• YOUR OBJECTIVE:
Your task is to transcribe the data in full.

* START EXERCISE DATA *

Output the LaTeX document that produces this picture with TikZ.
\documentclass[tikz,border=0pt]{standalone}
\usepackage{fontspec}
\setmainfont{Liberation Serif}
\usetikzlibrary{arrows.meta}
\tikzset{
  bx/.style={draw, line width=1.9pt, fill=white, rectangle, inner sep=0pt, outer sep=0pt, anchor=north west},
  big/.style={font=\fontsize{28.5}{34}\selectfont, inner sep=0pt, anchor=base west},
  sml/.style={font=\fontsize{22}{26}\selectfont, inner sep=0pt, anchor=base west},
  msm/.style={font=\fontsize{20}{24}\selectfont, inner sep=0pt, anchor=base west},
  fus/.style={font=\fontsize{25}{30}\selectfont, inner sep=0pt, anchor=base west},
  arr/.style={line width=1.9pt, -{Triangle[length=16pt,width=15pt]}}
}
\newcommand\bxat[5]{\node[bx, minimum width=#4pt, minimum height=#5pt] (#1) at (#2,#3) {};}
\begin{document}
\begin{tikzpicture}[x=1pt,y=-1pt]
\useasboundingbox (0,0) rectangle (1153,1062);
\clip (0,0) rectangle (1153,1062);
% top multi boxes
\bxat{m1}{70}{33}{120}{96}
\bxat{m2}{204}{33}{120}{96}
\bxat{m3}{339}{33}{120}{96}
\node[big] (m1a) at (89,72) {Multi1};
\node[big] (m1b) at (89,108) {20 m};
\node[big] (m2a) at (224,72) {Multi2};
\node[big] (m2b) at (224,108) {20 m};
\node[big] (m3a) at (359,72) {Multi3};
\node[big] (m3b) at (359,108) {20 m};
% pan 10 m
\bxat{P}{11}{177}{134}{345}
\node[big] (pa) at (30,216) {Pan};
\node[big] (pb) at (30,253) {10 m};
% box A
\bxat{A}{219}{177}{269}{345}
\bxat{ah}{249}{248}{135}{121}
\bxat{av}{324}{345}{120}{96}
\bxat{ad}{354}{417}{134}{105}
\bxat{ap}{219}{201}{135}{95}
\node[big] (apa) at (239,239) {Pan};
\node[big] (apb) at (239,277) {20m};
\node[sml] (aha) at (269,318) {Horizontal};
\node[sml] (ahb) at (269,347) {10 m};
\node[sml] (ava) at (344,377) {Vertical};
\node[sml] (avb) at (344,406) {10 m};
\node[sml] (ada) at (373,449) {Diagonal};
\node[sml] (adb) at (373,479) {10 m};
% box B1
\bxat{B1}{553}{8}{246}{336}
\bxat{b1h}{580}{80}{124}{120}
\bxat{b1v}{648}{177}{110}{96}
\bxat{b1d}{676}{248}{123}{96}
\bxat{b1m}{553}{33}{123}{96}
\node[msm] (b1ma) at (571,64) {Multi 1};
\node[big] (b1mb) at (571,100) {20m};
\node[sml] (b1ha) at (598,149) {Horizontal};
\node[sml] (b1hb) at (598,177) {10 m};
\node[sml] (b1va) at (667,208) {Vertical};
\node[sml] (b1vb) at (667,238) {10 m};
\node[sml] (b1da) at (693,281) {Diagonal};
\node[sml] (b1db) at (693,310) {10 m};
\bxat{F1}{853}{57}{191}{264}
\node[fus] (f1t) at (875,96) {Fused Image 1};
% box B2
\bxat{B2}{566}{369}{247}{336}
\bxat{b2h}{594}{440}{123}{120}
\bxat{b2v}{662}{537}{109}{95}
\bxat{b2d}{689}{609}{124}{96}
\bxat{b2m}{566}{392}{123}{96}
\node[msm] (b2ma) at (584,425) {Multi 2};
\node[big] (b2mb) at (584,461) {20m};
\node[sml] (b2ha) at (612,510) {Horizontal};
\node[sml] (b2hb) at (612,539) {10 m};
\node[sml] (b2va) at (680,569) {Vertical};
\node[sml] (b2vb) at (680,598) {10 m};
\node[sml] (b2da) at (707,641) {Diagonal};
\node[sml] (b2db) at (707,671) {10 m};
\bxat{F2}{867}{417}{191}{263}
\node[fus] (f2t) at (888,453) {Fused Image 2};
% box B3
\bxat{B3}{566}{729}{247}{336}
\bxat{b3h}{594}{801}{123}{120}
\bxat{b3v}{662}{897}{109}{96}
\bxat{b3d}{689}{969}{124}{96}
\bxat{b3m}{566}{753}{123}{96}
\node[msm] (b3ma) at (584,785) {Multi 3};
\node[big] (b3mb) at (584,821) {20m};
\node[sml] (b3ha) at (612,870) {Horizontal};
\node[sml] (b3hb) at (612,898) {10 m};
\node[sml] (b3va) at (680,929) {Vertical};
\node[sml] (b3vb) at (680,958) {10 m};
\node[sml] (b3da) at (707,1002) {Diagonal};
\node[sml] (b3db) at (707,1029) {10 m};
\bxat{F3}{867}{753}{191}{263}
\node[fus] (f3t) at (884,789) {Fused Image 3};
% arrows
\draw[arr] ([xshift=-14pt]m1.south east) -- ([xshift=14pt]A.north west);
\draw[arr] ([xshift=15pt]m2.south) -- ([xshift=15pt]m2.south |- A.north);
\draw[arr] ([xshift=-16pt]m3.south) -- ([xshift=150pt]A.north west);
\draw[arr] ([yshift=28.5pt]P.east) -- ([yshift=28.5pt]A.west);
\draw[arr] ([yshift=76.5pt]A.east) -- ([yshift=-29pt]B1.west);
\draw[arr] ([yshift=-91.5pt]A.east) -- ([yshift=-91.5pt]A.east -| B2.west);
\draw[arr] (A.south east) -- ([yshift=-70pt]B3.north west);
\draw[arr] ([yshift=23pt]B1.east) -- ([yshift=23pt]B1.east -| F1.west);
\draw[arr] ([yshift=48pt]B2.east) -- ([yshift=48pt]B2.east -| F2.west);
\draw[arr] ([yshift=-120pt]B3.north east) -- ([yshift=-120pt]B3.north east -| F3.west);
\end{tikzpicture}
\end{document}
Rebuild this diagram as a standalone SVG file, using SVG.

* END EXERCISE DATA *

• SOLUTION TO THE PROBLEM:
Output the LaTeX document that produces this picture with TikZ.
\documentclass[tikz,border=0pt]{standalone}
\usepackage{fontspec}
\setmainfont{Liberation Serif}
\usetikzlibrary{arrows.meta}
\tikzset{
  bx/.style={draw, line width=1.9pt, fill=white, rectangle, inner sep=0pt, outer sep=0pt, anchor=north west},
  big/.style={font=\fontsize{28.5}{34}\selectfont, inner sep=0pt, anchor=base west},
  sml/.style={font=\fontsize{22}{26}\selectfont, inner sep=0pt, anchor=base west},
  msm/.style={font=\fontsize{20}{24}\selectfont, inner sep=0pt, anchor=base west},
  fus/.style={font=\fontsize{25}{30}\selectfont, inner sep=0pt, anchor=base west},
  arr/.style={line width=1.9pt, -{Triangle[length=16pt,width=15pt]}}
}
\newcommand\bxat[5]{\node[bx, minimum width=#4pt, minimum height=#5pt] (#1) at (#2,#3) {};}
\begin{document}
\begin{tikzpicture}[x=1pt,y=-1pt]
\useasboundingbox (0,0) rectangle (1153,1062);
\clip (0,0) rectangle (1153,1062);
% top multi boxes
\bxat{m1}{70}{33}{120}{96}
\bxat{m2}{204}{33}{120}{96}
\bxat{m3}{339}{33}{120}{96}
\node[big] (m1a) at (89,72) {Multi1};
\node[big] (m1b) at (89,108) {20 m};
\node[big] (m2a) at (224,72) {Multi2};
\node[big] (m2b) at (224,108) {20 m};
\node[big] (m3a) at (359,72) {Multi3};
\node[big] (m3b) at (359,108) {20 m};
% pan 10 m
\bxat{P}{11}{177}{134}{345}
\node[big] (pa) at (30,216) {Pan};
\node[big] (pb) at (30,253) {10 m};
% box A
\bxat{A}{219}{177}{269}{345}
\bxat{ah}{249}{248}{135}{121}
\bxat{av}{324}{345}{120}{96}
\bxat{ad}{354}{417}{134}{105}
\bxat{ap}{219}{201}{135}{95}
\node[big] (apa) at (239,239) {Pan};
\node[big] (apb) at (239,277) {20m};
\node[sml] (aha) at (269,318) {Horizontal};
\node[sml] (ahb) at (269,347) {10 m};
\node[sml] (ava) at (344,377) {Vertical};
\node[sml] (avb) at (344,406) {10 m};
\node[sml] (ada) at (373,449) {Diagonal};
\node[sml] (adb) at (373,479) {10 m};
% box B1
\bxat{B1}{553}{8}{246}{336}
\bxat{b1h}{580}{80}{124}{120}
\bxat{b1v}{648}{177}{110}{96}
\bxat{b1d}{676}{248}{123}{96}
\bxat{b1m}{553}{33}{123}{96}
\node[msm] (b1ma) at (571,64) {Multi 1};
\node[big] (b1mb) at (571,100) {20m};
\node[sml] (b1ha) at (598,149) {Horizontal};
\node[sml] (b1hb) at (598,177) {10 m};
\node[sml] (b1va) at (667,208) {Vertical};
\node[sml] (b1vb) at (667,238) {10 m};
\node[sml] (b1da) at (693,281) {Diagonal};
\node[sml] (b1db) at (693,310) {10 m};
\bxat{F1}{853}{57}{191}{264}
\node[fus] (f1t) at (875,96) {Fused Image 1};
% box B2
\bxat{B2}{566}{369}{247}{336}
\bxat{b2h}{594}{440}{123}{120}
\bxat{b2v}{662}{537}{109}{95}
\bxat{b2d}{689}{609}{124}{96}
\bxat{b2m}{566}{392}{123}{96}
\node[msm] (b2ma) at (584,425) {Multi 2};
\node[big] (b2mb) at (584,461) {20m};
\node[sml] (b2ha) at (612,510) {Horizontal};
\node[sml] (b2hb) at (612,539) {10 m};
\node[sml] (b2va) at (680,569) {Vertical};
\node[sml] (b2vb) at (680,598) {10 m};
\node[sml] (b2da) at (707,641) {Diagonal};
\node[sml] (b2db) at (707,671) {10 m};
\bxat{F2}{867}{417}{191}{263}
\node[fus] (f2t) at (888,453) {Fused Image 2};
% box B3
\bxat{B3}{566}{729}{247}{336}
\bxat{b3h}{594}{801}{123}{120}
\bxat{b3v}{662}{897}{109}{96}
\bxat{b3d}{689}{969}{124}{96}
\bxat{b3m}{566}{753}{123}{96}
\node[msm] (b3ma) at (584,785) {Multi 3};
\node[big] (b3mb) at (584,821) {20m};
\node[sml] (b3ha) at (612,870) {Horizontal};
\node[sml] (b3hb) at (612,898) {10 m};
\node[sml] (b3va) at (680,929) {Vertical};
\node[sml] (b3vb) at (680,958) {10 m};
\node[sml] (b3da) at (707,1002) {Diagonal};
\node[sml] (b3db) at (707,1029) {10 m};
\bxat{F3}{867}{753}{191}{263}
\node[fus] (f3t) at (884,789) {Fused Image 3};
% arrows
\draw[arr] ([xshift=-14pt]m1.south east) -- ([xshift=14pt]A.north west);
\draw[arr] ([xshift=15pt]m2.south) -- ([xshift=15pt]m2.south |- A.north);
\draw[arr] ([xshift=-16pt]m3.south) -- ([xshift=150pt]A.north west);
\draw[arr] ([yshift=28.5pt]P.east) -- ([yshift=28.5pt]A.west);
\draw[arr] ([yshift=76.5pt]A.east) -- ([yshift=-29pt]B1.west);
\draw[arr] ([yshift=-91.5pt]A.east) -- ([yshift=-91.5pt]A.east -| B2.west);
\draw[arr] (A.south east) -- ([yshift=-70pt]B3.north west);
\draw[arr] ([yshift=23pt]B1.east) -- ([yshift=23pt]B1.east -| F1.west);
\draw[arr] ([yshift=48pt]B2.east) -- ([yshift=48pt]B2.east -| F2.west);
\draw[arr] ([yshift=-120pt]B3.north east) -- ([yshift=-120pt]B3.north east -| F3.west);
\end{tikzpicture}
\end{document}
Rebuild this diagram as a standalone SVG file, using SVG.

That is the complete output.